» **The problem**: From the records below, print only the part that opens with the line containing "Emit a component" and closes with the line containing "import * as"; omit the pictures.

» **Dataset excerpts**:
* Begin *

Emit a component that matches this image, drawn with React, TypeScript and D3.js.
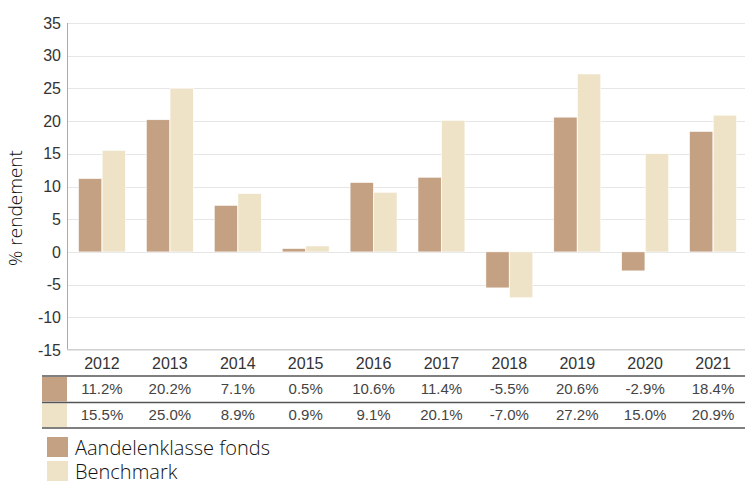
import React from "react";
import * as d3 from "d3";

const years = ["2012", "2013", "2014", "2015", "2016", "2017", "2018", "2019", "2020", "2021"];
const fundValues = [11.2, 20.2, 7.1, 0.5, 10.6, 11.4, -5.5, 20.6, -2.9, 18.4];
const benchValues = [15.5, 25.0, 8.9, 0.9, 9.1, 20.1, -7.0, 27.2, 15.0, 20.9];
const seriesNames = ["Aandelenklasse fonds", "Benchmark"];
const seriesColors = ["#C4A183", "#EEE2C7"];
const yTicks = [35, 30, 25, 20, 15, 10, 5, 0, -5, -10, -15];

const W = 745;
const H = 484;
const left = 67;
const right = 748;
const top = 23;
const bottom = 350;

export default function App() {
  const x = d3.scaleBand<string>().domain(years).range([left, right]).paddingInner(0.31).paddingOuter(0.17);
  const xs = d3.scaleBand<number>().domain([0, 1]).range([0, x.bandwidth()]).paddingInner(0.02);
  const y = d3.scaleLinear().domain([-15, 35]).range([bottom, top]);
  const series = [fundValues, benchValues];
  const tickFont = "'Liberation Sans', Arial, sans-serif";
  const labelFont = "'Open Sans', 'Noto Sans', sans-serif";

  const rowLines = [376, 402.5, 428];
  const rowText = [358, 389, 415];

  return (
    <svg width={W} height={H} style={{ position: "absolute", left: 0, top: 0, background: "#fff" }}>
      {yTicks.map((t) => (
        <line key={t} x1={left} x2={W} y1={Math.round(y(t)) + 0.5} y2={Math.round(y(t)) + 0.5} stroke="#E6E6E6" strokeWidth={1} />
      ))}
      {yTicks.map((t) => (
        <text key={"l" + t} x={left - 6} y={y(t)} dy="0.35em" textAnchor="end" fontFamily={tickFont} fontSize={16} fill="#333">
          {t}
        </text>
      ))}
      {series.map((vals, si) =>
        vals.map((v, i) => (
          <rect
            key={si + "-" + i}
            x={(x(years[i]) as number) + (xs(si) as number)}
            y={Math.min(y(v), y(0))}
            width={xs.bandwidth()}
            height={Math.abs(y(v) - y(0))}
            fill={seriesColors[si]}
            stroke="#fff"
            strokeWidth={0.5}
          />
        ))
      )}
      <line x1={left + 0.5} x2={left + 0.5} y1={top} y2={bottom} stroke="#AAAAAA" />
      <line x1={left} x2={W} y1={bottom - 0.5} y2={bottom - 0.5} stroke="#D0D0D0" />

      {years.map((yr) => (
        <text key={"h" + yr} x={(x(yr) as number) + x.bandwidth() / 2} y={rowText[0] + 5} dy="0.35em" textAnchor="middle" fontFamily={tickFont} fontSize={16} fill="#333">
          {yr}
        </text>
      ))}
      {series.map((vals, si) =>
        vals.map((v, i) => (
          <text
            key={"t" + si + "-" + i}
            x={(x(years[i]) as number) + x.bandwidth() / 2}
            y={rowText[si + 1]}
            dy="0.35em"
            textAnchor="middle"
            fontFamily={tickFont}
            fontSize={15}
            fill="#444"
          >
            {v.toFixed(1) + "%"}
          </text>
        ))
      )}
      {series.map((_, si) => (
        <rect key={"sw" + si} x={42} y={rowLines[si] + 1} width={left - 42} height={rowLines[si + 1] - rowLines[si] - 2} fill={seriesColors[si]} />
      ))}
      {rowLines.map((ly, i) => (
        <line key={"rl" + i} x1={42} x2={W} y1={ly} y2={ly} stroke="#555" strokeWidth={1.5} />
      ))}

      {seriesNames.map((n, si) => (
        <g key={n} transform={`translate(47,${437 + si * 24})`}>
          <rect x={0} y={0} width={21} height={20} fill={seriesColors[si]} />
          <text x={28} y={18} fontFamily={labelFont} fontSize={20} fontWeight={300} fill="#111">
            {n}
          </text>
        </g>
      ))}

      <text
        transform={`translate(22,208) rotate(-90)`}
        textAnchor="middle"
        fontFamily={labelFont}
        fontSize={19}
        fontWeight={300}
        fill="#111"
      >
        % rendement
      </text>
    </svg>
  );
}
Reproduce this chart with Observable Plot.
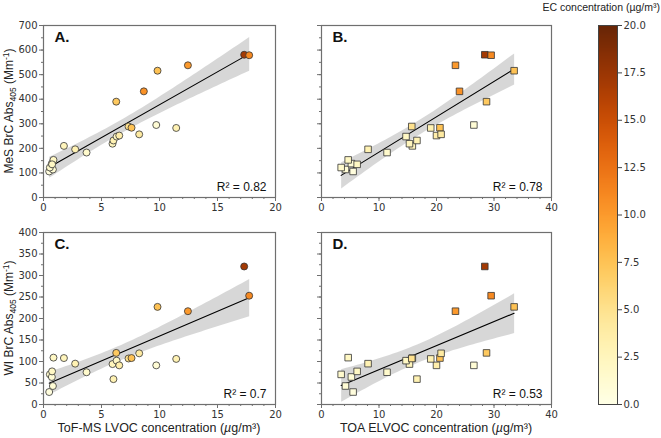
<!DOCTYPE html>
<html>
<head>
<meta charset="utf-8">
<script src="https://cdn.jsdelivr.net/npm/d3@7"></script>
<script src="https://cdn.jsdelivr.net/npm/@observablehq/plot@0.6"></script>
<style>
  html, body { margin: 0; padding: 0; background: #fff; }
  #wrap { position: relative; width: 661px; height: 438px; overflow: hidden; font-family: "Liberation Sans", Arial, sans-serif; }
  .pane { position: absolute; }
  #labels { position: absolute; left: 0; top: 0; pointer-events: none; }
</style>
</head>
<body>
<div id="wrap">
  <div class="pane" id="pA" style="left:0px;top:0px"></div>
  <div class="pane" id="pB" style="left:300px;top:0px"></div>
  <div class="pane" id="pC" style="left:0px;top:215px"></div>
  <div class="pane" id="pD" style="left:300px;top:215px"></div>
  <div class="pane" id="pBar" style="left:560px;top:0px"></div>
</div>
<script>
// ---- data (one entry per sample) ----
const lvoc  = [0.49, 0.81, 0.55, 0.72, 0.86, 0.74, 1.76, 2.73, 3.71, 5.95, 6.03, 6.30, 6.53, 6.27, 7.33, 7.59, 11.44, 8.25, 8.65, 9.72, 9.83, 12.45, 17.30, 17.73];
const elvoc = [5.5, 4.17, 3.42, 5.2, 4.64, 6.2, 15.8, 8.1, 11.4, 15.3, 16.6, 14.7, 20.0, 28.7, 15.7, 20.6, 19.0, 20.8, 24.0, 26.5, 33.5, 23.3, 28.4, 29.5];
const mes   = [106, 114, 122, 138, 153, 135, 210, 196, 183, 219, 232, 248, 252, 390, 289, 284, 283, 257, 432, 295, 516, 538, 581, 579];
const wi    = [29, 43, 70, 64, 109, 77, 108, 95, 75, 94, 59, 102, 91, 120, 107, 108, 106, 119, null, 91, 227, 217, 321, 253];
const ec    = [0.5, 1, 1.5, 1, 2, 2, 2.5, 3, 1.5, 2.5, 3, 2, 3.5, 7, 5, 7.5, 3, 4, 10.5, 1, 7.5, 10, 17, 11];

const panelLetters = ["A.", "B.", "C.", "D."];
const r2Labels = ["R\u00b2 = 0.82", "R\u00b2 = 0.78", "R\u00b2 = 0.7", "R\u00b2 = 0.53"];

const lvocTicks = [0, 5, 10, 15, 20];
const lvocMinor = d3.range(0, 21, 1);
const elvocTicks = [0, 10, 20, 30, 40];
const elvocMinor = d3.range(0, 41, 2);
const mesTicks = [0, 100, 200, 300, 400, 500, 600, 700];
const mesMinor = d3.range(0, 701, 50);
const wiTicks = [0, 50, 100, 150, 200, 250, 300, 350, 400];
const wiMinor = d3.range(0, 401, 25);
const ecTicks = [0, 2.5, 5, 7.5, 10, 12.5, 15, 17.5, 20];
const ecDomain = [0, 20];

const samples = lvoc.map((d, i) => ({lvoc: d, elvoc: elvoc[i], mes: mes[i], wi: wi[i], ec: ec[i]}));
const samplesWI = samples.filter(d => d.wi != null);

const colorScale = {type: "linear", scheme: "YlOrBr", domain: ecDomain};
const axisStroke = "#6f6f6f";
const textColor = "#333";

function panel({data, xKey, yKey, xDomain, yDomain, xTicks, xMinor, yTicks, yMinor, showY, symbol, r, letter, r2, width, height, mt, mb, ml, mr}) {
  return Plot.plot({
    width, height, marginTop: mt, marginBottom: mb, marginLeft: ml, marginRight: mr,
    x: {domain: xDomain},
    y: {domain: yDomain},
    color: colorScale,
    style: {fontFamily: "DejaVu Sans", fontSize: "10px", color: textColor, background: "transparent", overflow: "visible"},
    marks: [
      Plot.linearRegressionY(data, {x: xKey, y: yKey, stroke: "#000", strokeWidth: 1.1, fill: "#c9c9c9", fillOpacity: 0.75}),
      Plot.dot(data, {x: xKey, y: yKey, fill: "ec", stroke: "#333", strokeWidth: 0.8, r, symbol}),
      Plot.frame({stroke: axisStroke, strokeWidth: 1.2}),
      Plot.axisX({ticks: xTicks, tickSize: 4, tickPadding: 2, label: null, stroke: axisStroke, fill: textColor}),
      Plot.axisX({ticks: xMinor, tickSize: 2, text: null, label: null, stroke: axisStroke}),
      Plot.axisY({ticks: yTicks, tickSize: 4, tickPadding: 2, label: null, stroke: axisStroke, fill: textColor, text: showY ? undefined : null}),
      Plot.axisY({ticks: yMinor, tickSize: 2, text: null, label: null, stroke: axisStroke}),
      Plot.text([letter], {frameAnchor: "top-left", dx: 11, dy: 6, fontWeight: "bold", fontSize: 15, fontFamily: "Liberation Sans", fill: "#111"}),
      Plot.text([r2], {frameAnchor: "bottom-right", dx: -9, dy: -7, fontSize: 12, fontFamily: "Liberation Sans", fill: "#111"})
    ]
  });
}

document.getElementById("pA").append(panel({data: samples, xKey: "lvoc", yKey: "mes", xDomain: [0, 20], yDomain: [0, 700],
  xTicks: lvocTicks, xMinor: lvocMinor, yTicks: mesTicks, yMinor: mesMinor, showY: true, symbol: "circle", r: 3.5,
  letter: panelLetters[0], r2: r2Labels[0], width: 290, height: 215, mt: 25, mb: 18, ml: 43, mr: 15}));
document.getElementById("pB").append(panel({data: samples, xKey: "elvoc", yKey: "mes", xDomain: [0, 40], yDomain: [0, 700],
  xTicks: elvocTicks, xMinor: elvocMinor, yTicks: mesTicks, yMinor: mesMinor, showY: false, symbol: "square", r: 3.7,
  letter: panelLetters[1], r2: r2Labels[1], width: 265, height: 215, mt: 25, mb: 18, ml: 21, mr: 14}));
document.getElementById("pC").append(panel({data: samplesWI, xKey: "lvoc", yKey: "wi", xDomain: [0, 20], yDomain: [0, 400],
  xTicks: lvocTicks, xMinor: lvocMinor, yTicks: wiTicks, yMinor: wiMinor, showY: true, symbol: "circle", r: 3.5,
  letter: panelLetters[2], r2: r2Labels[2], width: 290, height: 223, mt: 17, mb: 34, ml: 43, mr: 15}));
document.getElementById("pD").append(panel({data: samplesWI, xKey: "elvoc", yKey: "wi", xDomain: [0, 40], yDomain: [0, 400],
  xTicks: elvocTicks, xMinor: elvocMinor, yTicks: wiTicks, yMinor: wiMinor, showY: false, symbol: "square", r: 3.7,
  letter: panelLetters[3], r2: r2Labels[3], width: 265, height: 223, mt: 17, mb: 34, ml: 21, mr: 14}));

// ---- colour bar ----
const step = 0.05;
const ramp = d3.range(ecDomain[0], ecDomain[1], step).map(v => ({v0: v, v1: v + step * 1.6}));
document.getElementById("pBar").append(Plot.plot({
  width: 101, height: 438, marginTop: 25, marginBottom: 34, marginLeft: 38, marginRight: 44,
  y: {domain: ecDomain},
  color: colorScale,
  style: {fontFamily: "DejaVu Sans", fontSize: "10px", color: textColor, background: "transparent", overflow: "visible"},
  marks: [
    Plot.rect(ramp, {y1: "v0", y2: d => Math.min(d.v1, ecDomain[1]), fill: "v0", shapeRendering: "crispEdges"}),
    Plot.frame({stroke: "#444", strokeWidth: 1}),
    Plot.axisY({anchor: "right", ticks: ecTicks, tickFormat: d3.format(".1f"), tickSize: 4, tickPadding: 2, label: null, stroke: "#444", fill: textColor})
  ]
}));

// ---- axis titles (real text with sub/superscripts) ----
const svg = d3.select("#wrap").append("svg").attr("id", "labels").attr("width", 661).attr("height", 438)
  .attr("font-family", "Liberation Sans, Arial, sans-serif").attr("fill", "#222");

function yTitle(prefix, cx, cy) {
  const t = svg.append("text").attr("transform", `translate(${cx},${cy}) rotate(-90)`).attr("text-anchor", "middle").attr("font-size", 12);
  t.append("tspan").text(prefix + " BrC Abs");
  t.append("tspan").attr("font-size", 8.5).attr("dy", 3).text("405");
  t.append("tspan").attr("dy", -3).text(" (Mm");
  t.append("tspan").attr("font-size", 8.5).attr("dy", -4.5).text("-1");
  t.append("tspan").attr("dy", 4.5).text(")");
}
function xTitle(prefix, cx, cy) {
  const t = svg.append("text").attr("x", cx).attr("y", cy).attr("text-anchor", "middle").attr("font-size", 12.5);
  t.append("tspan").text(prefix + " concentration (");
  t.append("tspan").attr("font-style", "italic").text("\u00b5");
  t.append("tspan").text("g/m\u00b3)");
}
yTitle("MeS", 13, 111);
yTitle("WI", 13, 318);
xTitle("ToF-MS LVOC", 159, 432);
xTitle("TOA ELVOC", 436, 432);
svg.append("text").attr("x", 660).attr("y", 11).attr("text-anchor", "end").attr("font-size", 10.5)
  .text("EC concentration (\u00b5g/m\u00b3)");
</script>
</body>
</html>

* End *
* Begin *

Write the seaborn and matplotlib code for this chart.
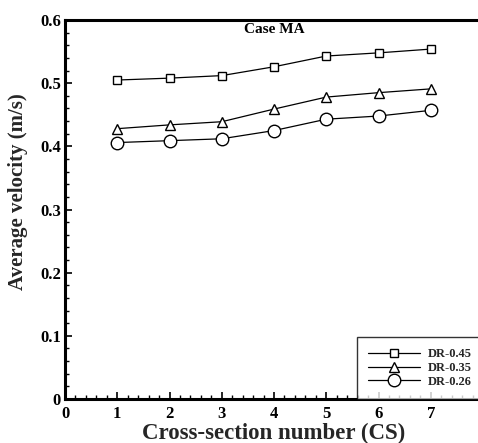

* End *

» **The answer**:
Emit a component that matches this image, drawn with React, TypeScript and D3.js.
import React from "react";
import * as d3 from "d3";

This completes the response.